Although the programs, workshops and events make for an good time, the real reason I attend year after year is to spend time with the people who have become so dear to me that it feels more like a family reunion. Even if there was nothing at all on the schedule, I’d still make the trip to connect with close friends… and make new ones. The connections I’ve made in the paper doll community have enriched my life in so many ways. Paper doll people are inspiring, entertaining, interesting, supportive and loving.

Here are some of my favorite memories: 

SIGHTSEEING WITH KWEI-LIN LUM. Starting with an Azuki donut in the Chinatown-International District and ending up at the top of the Space Needle, we had a glorious day together before the convention kicked in. 

Kwei-lin and I enjoyed an Azuki donut at at Fuji Bakery.

NEW ROOMIE. Tracy Williams is kooky in the best way. At one point Tracy said she appreciated that I accepted her eccentricities. Accept them? I celebrate them! 

Who illustrated a whole collection of drag queens on paper plates? Tracy did!

PICKING UP LAURA CUSHING-KIDNEY. OK, it wasn’t like picking up someone in a bar… During a fun photo op, Laura was being silly and kicked her leg in the air. Well, I grabbed her leg and then the other leg and picked her right up. She’s little and I’ve been weight training so it was easy for me, but Laura was terrified! I promised not to pick her up again, but we did vow to get together during the year since she lives just a few hours away. 

Color-coordinated with Laura Cushing-Kidney... feet on the floor!

MARTINIS WITH NORMA LU. This has become a tradition. Each year we find some down time to have a “sophisticated” get-together over martinis. This time we were joined by Norma Lu’s friend Lenore and we caught up on all the important topics in our lives. 

So happy to spend time with Norma Lu Meehan.

LUNCH WITH LINDA AND VAL. These two gals did a fantastic job running last year’s convention in Philadelphia. In contrast, this year they could simply enjoy the convention without all the stress and responsibility. The look of glee on their faces was priceless!

Linda Ocasio and Valerie Keller, previous convention hosts, especially enjoyed this year's event.

HASHTAGGING WITH BRENDA AND DAVID. OMG, this was the funniest time of the entire week. Hanging out in lounge chairs outside by the elevator on the third floor, David, Brenda and I got to talking about social media and hashtags. “What’s the purpose of a hashtag?” David asked. I explained that a hashtag can be used to identify and search for a topic on social media. As an example, a search for #roastingmarshmallows brought up more than 40,000 posts on Instagram.
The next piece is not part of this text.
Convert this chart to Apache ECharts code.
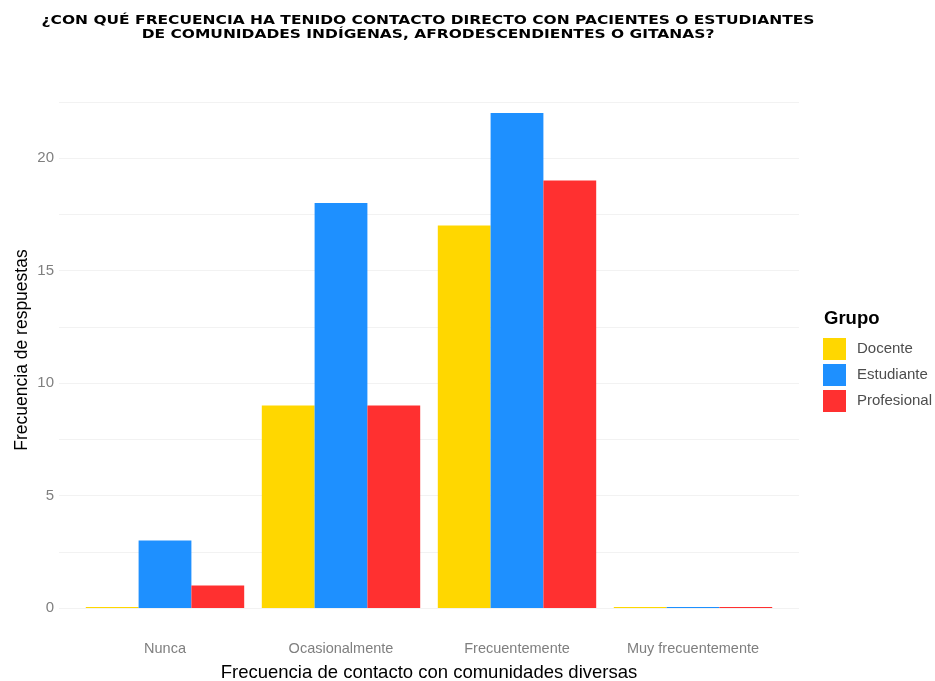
<!DOCTYPE html>
<html>
<head>
<meta charset="utf-8">
<script src="https://cdn.jsdelivr.net/npm/echarts@6/dist/echarts.min.js"></script>
<style>html,body{margin:0;padding:0;background:#fff;}#c{width:935px;height:681px;}</style>
</head>
<body>
<div id="c"></div>
<script>
const categories = ['Nunca', 'Ocasionalmente', 'Frecuentemente', 'Muy frecuentemente'];
const docente = [0, 9, 17, 0];
const estudiante = [3, 18, 22, 0];
const profesional = [1, 9, 19, 0];
const groupNames = ['Docente', 'Estudiante', 'Profesional'];
const groupColors = ['#FFD700', '#1E90FF', '#FF3030'];
const yTickLabels = ['0', '5', '10', '15', '20'];
const chartTitle = '¿CON QUÉ FRECUENCIA HA TENIDO CONTACTO DIRECTO CON PACIENTES O ESTUDIANTES\nDE COMUNIDADES INDÍGENAS, AFRODESCENDIENTES O GITANAS?';

const font = 'Liberation Sans, Arial, sans-serif';
const titleFont = 'DejaVu Sans, sans-serif';
const chart = echarts.init(document.getElementById('c'), null, {renderer: 'canvas'});
const seriesData = [docente, estudiante, profesional];

chart.setOption({
  backgroundColor: '#ffffff',
  animation: false,
  textStyle: {fontFamily: font},
  title: [
    {
      text: 'Grupo', left: 819, top: 304,
      textStyle: {fontFamily: font, fontSize: 18.5, fontWeight: 'bold', color: '#000'}
    }
  ],
  legend: {
    orient: 'vertical', left: 818, top: 333,
    itemWidth: 23, itemHeight: 22, itemGap: 4, icon: 'rect',
    data: groupNames,
    textStyle: {fontFamily: font, fontSize: 15, color: '#4d4d4d', padding: [0, 0, 0, 6]}
  },
  grid: [
    {left: 59, right: 136, top: 101.75, bottom: 73, outerBoundsMode: 'none', containLabel: false},
    {left: 77, right: 154, top: 101.75, bottom: 73, outerBoundsMode: 'none', containLabel: false}
  ],
  graphic: [
    {
      type: 'text', x: 428, y: 14, scaleX: 1.19, scaleY: 1,
      style: {
        text: chartTitle, fill: '#000', font: 'bold 13px ' + titleFont,
        textAlign: 'center', textVerticalAlign: 'top', lineHeight: 14
      }
    },
    {
      type: 'text', x: 22, y: 350, rotation: Math.PI / 2,
      style: {
        text: 'Frecuencia de respuestas', fill: '#000', font: '17.5px ' + font,
        textAlign: 'center', textVerticalAlign: 'middle'
      }
    }
  ],
  xAxis: [
    {gridIndex: 0, type: 'value', min: 0, max: 1, show: false},
    {
      gridIndex: 1, type: 'category', data: categories,
      axisLine: {show: false}, axisTick: {show: false}, splitLine: {show: false},
      axisLabel: {fontFamily: font, fontSize: 14.5, color: '#7f7f7f', margin: 33},
      name: 'Frecuencia de contacto con comunidades diversas',
      nameLocation: 'middle', nameGap: 55,
      nameTextStyle: {fontFamily: font, fontSize: 18.5, color: '#000'}
    }
  ],
  yAxis: [
    {
      gridIndex: 0, type: 'value', min: 0, max: 22.5, interval: 2.5,
      axisLine: {show: false}, axisTick: {show: false},
      splitLine: {show: true, lineStyle: {color: '#f2f2f2', width: 1}},
      axisLabel: {
        fontFamily: font, fontSize: 15, color: '#7f7f7f', margin: 5,
        formatter: function (v) { const s = String(v); return yTickLabels.indexOf(s) >= 0 ? s : ''; }
      }
    },
    {gridIndex: 1, type: 'value', min: 0, max: 22.5, show: false, splitLine: {show: false}}
  ],
  series: groupNames.map(function (name, i) {
    return {
      name: name, type: 'bar', xAxisIndex: 1, yAxisIndex: 1,
      data: seriesData[i], barWidth: '30%', barGap: '0%', barMinHeight: 1,
      itemStyle: {color: groupColors[i]}
    };
  })
});
</script>
</body>
</html>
Now you can spend hours scrolling through those photos, clicking "like" and following people who posted those photos and their future posts. This entire concept prompted David to declare that civilization should end right now. HashtagDeathNow, we joked, and continued to hashtag everything we could think of, including people coming on and off the elevator. Our conversation ended with Brenda’s mic-dropping hashtag, #flatlivesmatter, the ultimate hashtag for paper dolls.

Brenda Sneathen Mattox, David Wolfe and Jenny Taliadoros... hashtag headdresses!

A DAY WITH SHARRY AND MICHEAL. After the convention I stayed an extra day to spend time with our warmly wonderful convention hosts. We had an amazing Thai lunch followed by a relaxing afternoon in the quaint seaside town of Gig Harbor, and then a stop by their house to meet their GIANT St. Bernards before a beautiful seafood dinner and finally saying tearful goodbyes at the airport for my overnight flight back to the east coast.

Cheers to Sharry and Micheal O'Hare for a spectacular convention!

It will be a year before I see most everyone again, but time goes by so quickly the 2019 Paper Doll Convention will be here before we know it. Pat O’Rourke will be hosting, and it promises to be another fun time with the theme Mystery, Murder and Mayhem! Will we have a #murdermysterydinner? I hope so! And I hope you are inspired to join us. It may seem like an expensive, time consuming endeavor, but for so many of us it’s a life changing experience, resulting in new friends, new opportunities and more happiness. And what could be better than that?